Bon Appetit: If Alice Waters went to Cooking School she'd go to Ballymaloe
Ballymaloe Litfest of Food & Wine 19-21 May 2017
Submitted by Shaneod on Sat, 30/05/2015 - 12:00am
The first time I visited Ireland, I subsisted on charmless pub stews, dull dark bread, and supermarket cheese—all the while wondering, Where, in this greener-than-green land where dairy cows roam the cliffsides, is the real food?
The answer, I learned three years later: It’s at Ballymaloe, where the back-to-basics approach to cooking and farming felt, well, revolutionary. I walked with chef Darina Allen through her family’s sprawling County Cork estate and realized everything was edible—the tender tips of a spruce tree, nameless greens I thought were weeds. On her farm, wheels of cheese (real cheese!) were aging in climate-controlled bliss.
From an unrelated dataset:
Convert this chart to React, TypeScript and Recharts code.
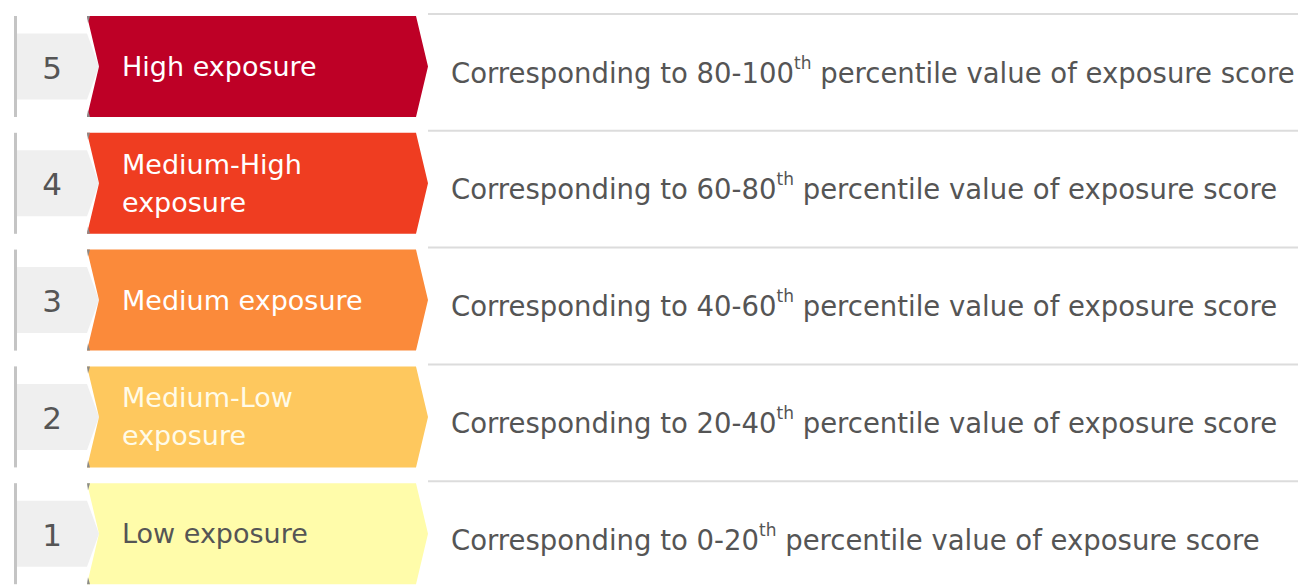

In her nearby cookery school, which offers everything from afternoon classes on “afternoon tea and cakes” to 12-week certificate programs, student chefs from Dublin to Penang were assembling platters of tiny radishes, their immaculate greens still attached. Back in the shabby-chic confines of Ballymaloe House restaurant and hotel, I flagged down a dessert cart laden with carrageen moss pudding, made with seaweed foraged from the coast. Through it all, Allen kept walking, talking, tasting, laughing, an indefatigable hybrid of Alice Waters, René Redzepi, and Downton Abbey’s Mrs. Patmore—so old school she’s new school. (Ballymaloe’s popular Litfest draws speakers including Waters and Redzepi, as well as Yotam Ottolenghi, April Bloomfield, and others.) I realized, if there’s one place to learn the lost art(s) of making real food, it’s at Ballymaloe.